_GIVEN EXERCISE:_ Copy the listing verbatim, excluding any images found in it.

_SOURCE MATERIAL:_
===============

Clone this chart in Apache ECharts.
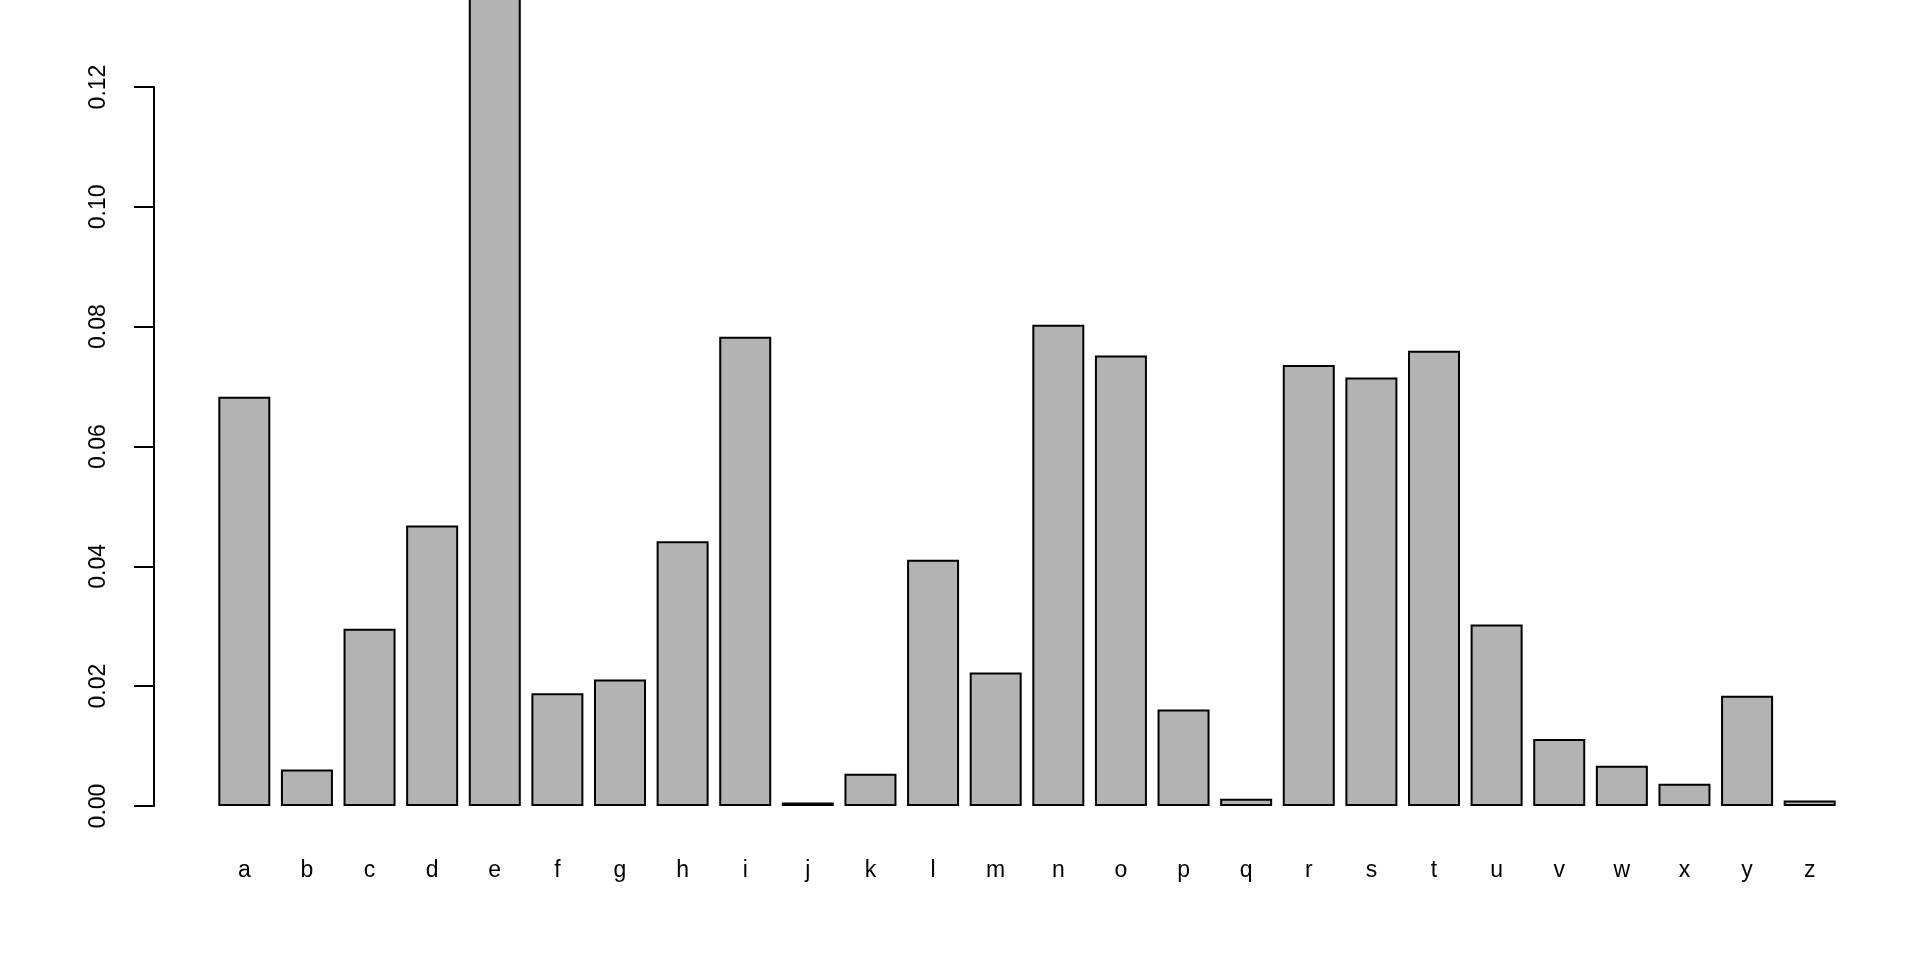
<!DOCTYPE html>
<html>
<head>
<meta charset="utf-8">
<script src="https://cdn.jsdelivr.net/npm/echarts@6/dist/echarts.min.js"></script>
<style>
  html, body { margin: 0; padding: 0; background: #fff; }
  #chart { width: 1920px; height: 960px; }
</style>
</head>
<body>
<div id="chart"></div>
<script>
// letters on the x axis
const letters = ['a', 'b', 'c', 'd', 'e', 'f', 'g', 'h', 'i', 'j', 'k', 'l', 'm',
  'n', 'o', 'p', 'q', 'r', 's', 't', 'u', 'v', 'w', 'x', 'y', 'z']
// relative frequency of each letter
const freqs = [0.0683, 0.0061, 0.0296, 0.0468, 0.1400, 0.0188, 0.0211, 0.0442, 0.0783,
  0.0006, 0.0054, 0.0411, 0.0223, 0.0803, 0.0752, 0.0161, 0.0012, 0.0736, 0.0715,
  0.0760, 0.0303, 0.0112, 0.0067, 0.0037, 0.0184, 0.0009]
// y tick labels
const yTicks = ['0.00', '0.02', '0.04', '0.06', '0.08', '0.10', '0.12']

const chart = echarts.init(document.getElementById('chart'))
const font = 'Liberation Sans, Arial, sans-serif'

const option = {
  animation: false,
  backgroundColor: '#ffffff',
  grid: { left: 213, right: 79, top: 87, bottom: 154 },
  xAxis: {
    type: 'category',
    data: letters,
    axisLine: { show: false },
    axisTick: { show: false },
    axisLabel: { color: '#000', fontSize: 23, fontFamily: font, margin: 53 }
  },
  yAxis: {
    type: 'value',
    min: 0,
    max: 0.12,
    interval: 0.02,
    offset: 59,
    splitLine: { show: false },
    axisLine: { show: true, lineStyle: { color: '#000', width: 2 } },
    axisTick: { show: true, length: 20, lineStyle: { color: '#000', width: 2 } },
    axisLabel: {
      color: '#000', fontSize: 23, fontFamily: font, rotate: 90, margin: 44,
      formatter: (v) => yTicks[Math.round(v / 0.02)]
    }
  },
  series: [{
    type: 'bar',
    data: freqs,
    clip: false,
    barWidth: 52,
    itemStyle: { color: '#b3b3b3', borderColor: '#000', borderWidth: 2 }
  }]
}
chart.setOption(option)
</script>
</body>
</html>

===============

_FINISHED ANSWER:_
Clone this chart in Apache ECharts.
<!DOCTYPE html>
<html>
<head>
<meta charset="utf-8">
<script src="https://cdn.jsdelivr.net/npm/echarts@6/dist/echarts.min.js"></script>
<style>
  html, body { margin: 0; padding: 0; background: #fff; }
  #chart { width: 1920px; height: 960px; }
</style>
</head>
<body>
<div id="chart"></div>
<script>
// letters on the x axis
const letters = ['a', 'b', 'c', 'd', 'e', 'f', 'g', 'h', 'i', 'j', 'k', 'l', 'm',
  'n', 'o', 'p', 'q', 'r', 's', 't', 'u', 'v', 'w', 'x', 'y', 'z']
// relative frequency of each letter
const freqs = [0.0683, 0.0061, 0.0296, 0.0468, 0.1400, 0.0188, 0.0211, 0.0442, 0.0783,
  0.0006, 0.0054, 0.0411, 0.0223, 0.0803, 0.0752, 0.0161, 0.0012, 0.0736, 0.0715,
  0.0760, 0.0303, 0.0112, 0.0067, 0.0037, 0.0184, 0.0009]
// y tick labels
const yTicks = ['0.00', '0.02', '0.04', '0.06', '0.08', '0.10', '0.12']

const chart = echarts.init(document.getElementById('chart'))
const font = 'Liberation Sans, Arial, sans-serif'

const option = {
  animation: false,
  backgroundColor: '#ffffff',
  grid: { left: 213, right: 79, top: 87, bottom: 154 },
  xAxis: {
    type: 'category',
    data: letters,
    axisLine: { show: false },
    axisTick: { show: false },
    axisLabel: { color: '#000', fontSize: 23, fontFamily: font, margin: 53 }
  },
  yAxis: {
    type: 'value',
    min: 0,
    max: 0.12,
    interval: 0.02,
    offset: 59,
    splitLine: { show: false },
    axisLine: { show: true, lineStyle: { color: '#000', width: 2 } },
    axisTick: { show: true, length: 20, lineStyle: { color: '#000', width: 2 } },
    axisLabel: {
      color: '#000', fontSize: 23, fontFamily: font, rotate: 90, margin: 44,
      formatter: (v) => yTicks[Math.round(v / 0.02)]
    }
  },
  series: [{
    type: 'bar',
    data: freqs,
    clip: false,
    barWidth: 52,
    itemStyle: { color: '#b3b3b3', borderColor: '#000', borderWidth: 2 }
  }]
}
chart.setOption(option)
</script>
</body>
</html>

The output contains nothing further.